I checked the compost piles today and I noticed that Pile #1 is staying at a good temperature of about 140 degrees so I do not want to disturb it. At 140 degrees it is actively composting without being so hot that it risks killing off the beneficial microbes. So I am not going to turn that pile today.
Pile #2 on the other hand is still running hot at just over 160 degrees so I need to cool it down just a bit. Adding the carbon to the pile yesterday in the form of the shredded cardboard did help to bring the temperature down a coupe degrees, but it did not bring it down enough.
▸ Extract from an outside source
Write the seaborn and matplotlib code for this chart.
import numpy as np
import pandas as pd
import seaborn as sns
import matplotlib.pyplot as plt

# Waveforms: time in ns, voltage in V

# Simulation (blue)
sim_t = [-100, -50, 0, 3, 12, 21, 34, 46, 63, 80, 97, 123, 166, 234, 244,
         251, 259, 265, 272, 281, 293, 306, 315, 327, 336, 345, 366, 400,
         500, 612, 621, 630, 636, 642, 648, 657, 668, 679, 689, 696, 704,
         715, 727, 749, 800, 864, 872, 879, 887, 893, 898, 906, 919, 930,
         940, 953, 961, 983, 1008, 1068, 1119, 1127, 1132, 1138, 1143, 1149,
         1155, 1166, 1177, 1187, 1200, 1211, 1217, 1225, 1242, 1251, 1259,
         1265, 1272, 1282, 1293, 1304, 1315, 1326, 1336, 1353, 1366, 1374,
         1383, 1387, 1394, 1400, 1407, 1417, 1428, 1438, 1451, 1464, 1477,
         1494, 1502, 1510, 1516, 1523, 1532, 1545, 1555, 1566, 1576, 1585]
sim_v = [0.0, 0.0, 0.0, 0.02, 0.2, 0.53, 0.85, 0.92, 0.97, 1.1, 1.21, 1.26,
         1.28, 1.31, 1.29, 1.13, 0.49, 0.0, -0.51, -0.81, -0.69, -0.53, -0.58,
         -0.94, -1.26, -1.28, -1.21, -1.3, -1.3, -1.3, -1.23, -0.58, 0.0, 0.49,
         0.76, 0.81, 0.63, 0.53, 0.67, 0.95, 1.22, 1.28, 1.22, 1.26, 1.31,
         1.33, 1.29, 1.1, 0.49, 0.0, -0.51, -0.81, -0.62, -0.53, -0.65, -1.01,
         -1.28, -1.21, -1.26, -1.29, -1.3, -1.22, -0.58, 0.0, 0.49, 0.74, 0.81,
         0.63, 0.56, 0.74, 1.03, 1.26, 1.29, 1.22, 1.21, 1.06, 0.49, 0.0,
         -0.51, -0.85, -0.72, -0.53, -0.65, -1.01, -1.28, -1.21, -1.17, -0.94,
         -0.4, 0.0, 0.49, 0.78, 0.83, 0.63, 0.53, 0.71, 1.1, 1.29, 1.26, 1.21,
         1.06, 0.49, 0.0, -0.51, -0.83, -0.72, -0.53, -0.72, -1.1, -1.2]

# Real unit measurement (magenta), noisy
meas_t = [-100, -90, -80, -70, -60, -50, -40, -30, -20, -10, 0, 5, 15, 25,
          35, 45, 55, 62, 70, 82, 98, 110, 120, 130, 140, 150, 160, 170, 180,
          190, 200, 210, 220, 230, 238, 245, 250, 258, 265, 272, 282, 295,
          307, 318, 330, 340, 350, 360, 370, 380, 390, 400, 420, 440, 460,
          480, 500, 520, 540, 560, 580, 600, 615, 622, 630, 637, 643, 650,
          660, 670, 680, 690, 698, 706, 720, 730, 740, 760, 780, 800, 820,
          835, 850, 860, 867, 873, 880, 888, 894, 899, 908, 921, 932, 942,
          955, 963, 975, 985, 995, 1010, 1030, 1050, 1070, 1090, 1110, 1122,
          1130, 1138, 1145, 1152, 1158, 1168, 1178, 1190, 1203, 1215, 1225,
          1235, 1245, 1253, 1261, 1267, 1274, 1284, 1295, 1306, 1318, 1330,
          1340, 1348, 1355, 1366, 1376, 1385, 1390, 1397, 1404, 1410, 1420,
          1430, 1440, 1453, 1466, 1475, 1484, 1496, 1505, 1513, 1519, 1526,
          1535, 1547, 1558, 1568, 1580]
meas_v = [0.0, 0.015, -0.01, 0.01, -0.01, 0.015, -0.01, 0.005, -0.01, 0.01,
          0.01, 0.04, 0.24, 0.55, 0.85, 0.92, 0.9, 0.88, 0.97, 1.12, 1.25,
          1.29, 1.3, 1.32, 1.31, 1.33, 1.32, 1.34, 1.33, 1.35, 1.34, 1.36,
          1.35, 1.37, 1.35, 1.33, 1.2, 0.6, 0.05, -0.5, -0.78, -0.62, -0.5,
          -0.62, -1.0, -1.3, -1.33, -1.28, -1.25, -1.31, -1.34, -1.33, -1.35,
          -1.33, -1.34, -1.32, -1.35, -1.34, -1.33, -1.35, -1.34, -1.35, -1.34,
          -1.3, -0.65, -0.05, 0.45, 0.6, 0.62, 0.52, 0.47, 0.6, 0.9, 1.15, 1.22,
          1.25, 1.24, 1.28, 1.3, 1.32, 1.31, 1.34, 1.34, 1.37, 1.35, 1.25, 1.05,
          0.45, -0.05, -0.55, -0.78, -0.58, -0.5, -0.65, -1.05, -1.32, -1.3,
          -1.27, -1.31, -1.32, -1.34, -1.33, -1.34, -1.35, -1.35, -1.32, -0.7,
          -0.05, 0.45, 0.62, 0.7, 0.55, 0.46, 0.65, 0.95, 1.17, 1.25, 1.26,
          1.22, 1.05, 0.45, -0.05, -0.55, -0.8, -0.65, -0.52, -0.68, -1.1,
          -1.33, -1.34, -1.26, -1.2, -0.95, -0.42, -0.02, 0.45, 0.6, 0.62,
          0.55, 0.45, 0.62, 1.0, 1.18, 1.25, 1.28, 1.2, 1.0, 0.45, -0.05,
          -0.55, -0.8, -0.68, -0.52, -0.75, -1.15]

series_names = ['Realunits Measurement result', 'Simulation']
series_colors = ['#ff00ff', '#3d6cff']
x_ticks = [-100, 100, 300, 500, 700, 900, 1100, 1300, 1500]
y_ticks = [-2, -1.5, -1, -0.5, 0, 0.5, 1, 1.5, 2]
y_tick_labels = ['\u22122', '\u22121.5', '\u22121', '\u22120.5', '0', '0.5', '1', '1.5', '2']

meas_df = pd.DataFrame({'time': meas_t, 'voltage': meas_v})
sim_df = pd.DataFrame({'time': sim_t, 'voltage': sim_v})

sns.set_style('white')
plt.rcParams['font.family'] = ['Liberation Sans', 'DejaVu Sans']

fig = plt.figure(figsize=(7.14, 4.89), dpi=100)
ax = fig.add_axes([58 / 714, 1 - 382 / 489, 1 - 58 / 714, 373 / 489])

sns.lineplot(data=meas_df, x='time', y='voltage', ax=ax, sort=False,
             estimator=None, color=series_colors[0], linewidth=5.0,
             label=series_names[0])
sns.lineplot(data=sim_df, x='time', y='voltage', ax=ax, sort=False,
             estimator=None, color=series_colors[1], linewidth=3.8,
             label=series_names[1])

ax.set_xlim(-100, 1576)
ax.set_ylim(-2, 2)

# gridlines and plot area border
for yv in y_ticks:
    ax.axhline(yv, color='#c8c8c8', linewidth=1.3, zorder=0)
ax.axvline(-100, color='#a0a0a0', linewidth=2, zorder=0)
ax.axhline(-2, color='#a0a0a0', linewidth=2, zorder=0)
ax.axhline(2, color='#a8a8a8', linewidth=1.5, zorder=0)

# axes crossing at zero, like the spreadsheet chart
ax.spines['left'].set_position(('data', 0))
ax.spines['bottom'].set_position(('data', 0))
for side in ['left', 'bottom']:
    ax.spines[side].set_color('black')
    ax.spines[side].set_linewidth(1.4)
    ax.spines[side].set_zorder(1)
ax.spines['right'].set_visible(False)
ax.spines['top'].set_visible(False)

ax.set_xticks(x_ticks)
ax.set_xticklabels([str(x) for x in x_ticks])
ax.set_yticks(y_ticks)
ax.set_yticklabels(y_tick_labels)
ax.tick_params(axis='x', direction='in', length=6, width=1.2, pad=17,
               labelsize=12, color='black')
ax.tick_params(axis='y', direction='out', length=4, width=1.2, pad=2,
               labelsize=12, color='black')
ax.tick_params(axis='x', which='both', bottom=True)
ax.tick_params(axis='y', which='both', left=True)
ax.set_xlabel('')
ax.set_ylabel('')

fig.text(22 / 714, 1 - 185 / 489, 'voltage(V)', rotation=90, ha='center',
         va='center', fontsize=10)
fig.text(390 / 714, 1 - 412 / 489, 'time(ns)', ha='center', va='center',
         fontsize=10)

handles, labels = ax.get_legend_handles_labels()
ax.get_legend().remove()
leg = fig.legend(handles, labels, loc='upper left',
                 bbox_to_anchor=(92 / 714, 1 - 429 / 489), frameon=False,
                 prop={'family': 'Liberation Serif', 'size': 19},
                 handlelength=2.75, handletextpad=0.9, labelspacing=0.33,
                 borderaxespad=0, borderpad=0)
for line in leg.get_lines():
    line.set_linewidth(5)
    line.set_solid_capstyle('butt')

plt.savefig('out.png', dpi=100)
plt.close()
For me to bring the temperature down to the 140-150 degree range where I want it to stay at using the addition of carbon I would have to add a lot more shredded cardboard which I do not want to do just yet. Cardboard has a carbon to nitrogen ratio of about 350:1 which is why I used shredded cardboard to bring up the carbon percentage in the pile. One reason the pile is running so hot is because it has a high nitrogen content from the grass clippings.
One other thing that has the ability, at least temporarily to bring the temperature down is turning the pile over to reintroduce oxygen to the pile. If you will remember yesterday the pile was a little wetter than I would like for it to be. Too much moisture means there is less oxygen in the pile because the water fills up the tiny spaces where the oxygen should be inside the pile. Too much of wither means not enough of the other, either way it is not good for a compost pile.
I decided to try turning pile #2 today to drop the temperature down and dry it out just a little more to see if that will help the temperature stabilize. Turning the pile is a double-edged sword though as it is also used to heat a pile up that has cooled down if it cooled down from lack of oxygen. Turning a pile can go either way with the temperature so I am going to have to watch it closely.
At least for now turning the pile over has dropped the temperature of the pile down to 130 degrees. Let's see how long it takes for it to climb back up again.